‘To Gain the Hearts and Subdue the Minds of America’: Sir Henry Clinton and British Conduct of the Revolutionary War
The loss of America was a stunning and unexpected defeat for the powerful British Empire at the time of the Revolutionary War. Common wisdom has held that incompetent military commanders and political leaders in Britain must have been to blame. Andrew O’Shaughnessy, the Saunders director of the Robert H. Smith International Center for Jefferson Studies at Monticello and a history professor at the University of Virginia, will refute this claim at a lecture at Goucher College on Thursday, October 31, at 4:30 p.m. in the Batza Room of the Athenaeum.
The presentation, titled “‘To Gain the Hearts and Subdue the Minds of America’: Sir Henry Clinton and British Conduct of the Revolutionary War” is free and open to the public. For more information, contact Matthew Hale, associate professor of history, at email@example.com or 410-337-6217.

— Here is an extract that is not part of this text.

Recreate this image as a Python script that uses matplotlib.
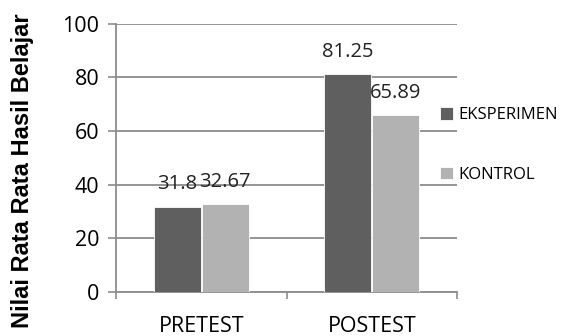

O’Shaughnessy contends that contrary to popular thinking, the British leadership, including General and Commander-in-Chief Henry Clinton, did not lose the Revolutionary War due to incompetence, but rather from a combination of an ardent Continental Army and political issues in Britain.
O’Shaughnessy is the author of An Empire Divided: The American Revolution and the British Caribbean (2000) and The Men Who Lost America: British Leadership, the American Revolution, and the Fate of the Empire (2013).
He has lectured widely to both scholarly and general audiences. He is an editor of the Jeffersonian American Series of the University of Virginia Press, a member of the advisory board of the Founding Fathers’ Libraries Project, a member of the advisory board of the Documentary History of the Ratification of the Constitution, and a Fellow of the Royal Historical Society.
This event is sponsored by Goucher College’s Laura Graham Cooper Lectureship Fund and Department of History.